C’è una tradizione di sinistra critica con Bruxelles
È soprattutto quel suo “un conto é volere un’Europa dominata dai governi (sovranismo nazionalista modello Meloni); e un conto é un’Europa dominata dalle istituzioni (sovranismo europeista modello Draghi)” a fallare: il caso polacco cos’è, se non la cifra riuscita di solidarietà tra istituzioni e stati d’Europa in un frangente storico drammatico ? E il mancato accordo, ad oggi, sull’emergenza energetica non é il suo contrario ? Diciamoci la verità: c’è, perché c’è, ancora una residua, ingiustificata riserva mentale contro la leader di Fdi. Destinata a sciogliersi presto, nel post-elezioni. Ma, intanto c’è. Lo dimostra un versante abbastanza trascurato dagli analisti politici, che si può dire così: c’è una tradizione nazionale, bipartisan, anche recente, di critica dell’Italia alle istituzioni comunitarie? C’è un particolare contributo dei progressisti a questo filone ? Sì o no ? C’è, c’è. Ed é andata oltre, molto oltre, la critica “conservative” – temperata e legittima – della candidata del centrodestra alla premiership.
Meloni e l’Europa
Per capire un “tòpos” politico, spesso devi guardare al suo estremo; a “destra” della destra parlamentare c’è una formazione che potrebbe entrare in Parlamento: si chiama “Italexit”. Lo spazio e la “forma”della contestazione radicale si raggruma lì. Gli addebiti della Meloni sono altra questione. E si iscrivono, senza fuoriuscirne, nella tradizione italiana – oltre la destra e la sinistra – di tollerata critica: non ha mai impensierito né Bruxelles, né i sinceri europeisti. Sono appunti dentro i binari di una contestazione misurata. Perché ? Come, perché ? Cavolo, siamo già all’annullamento della memoria comune ? La politica italiana vuole davvero assumere gli umori dell’animale “che dimentica immediatamente e che vede davvero ogni attimo morire, sprofondare nella nebbia e nella notte, estinguersi per sempre”, come ammonisce il Filosofo col Martello ?

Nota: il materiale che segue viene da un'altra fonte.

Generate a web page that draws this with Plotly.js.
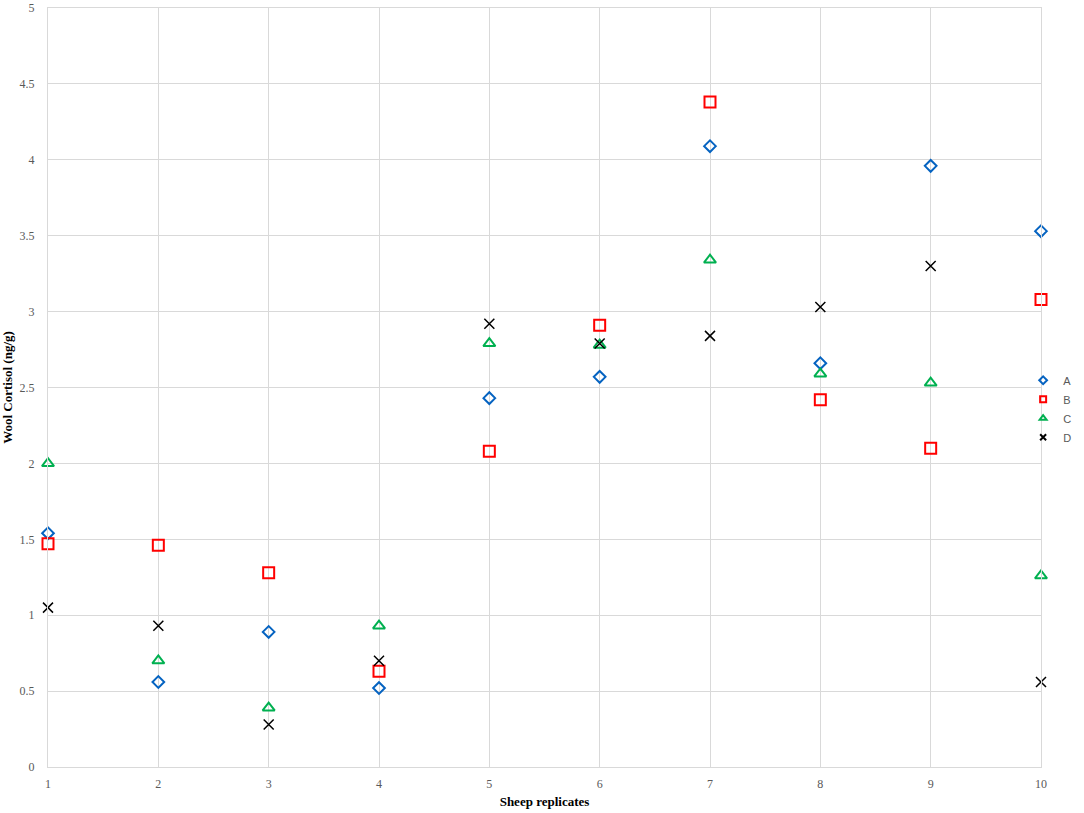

Quando Renzi premier fece togliere la bandiera europea
A sinistra, il Pd ha generato un governo che di critiche alle istituzioni europee ne ha accumulate. Altro che Giulio Tremonti. A capo di quell’esecutivo, Matteo Renzi, osò il massimo oltraggio, senza precedenti: cacciò la bandiera europea dalla comunicazione ufficiale del governo della Repubblica. La tolse proprio. Sì, Renzi, Renzi. Ricordate, adesso ? Voleva vincere il “suo” referendum di cambio della Costituzione, così. Facendo l’anti-europeo. E dando un dolore fortissimo al povero Romano Prodi: “mi ha preso male al cuore, perché noi abbiamo questa doppia identità, italiana ed europea”, disse l’ex capo della Commissione Ue. Arrivando all’aperta irrisione di Matteo:”Forse sono cattivo di animo ma mi viene da dire… mettiamo il giglio fiorentino accanto al tricolore italiano”. Era il 2016.
Prodi e Napolitano
Ma pochi anni prima era stato lo stesso Prodi a suscitare un vespaio: “So molto bene che il patto di stabilità è stupido, come tutte le decisioni rigide”, disse a Le Monde. Parlò più da italiano che da leader europeo, si disse. Neppure Napolitano, da capo dello Stato, risparmiò l’Unione da biasimi pesanti: lamentò “uno stato insoddisfacente dell’Unione Europea come soggetto di politica internazionale”; mise in grande imbarazzo l’Alto Rappresentante Ue Catherine Ashton, che polemicamente fece sapere di non volere commentare. E allora ? C’è una consuetudine consolidata di critica interna al sistema di Bruxelles. E la sinistra ci ha messo del suo. Tanto. Eccome. E allora, che volete da Giorgia?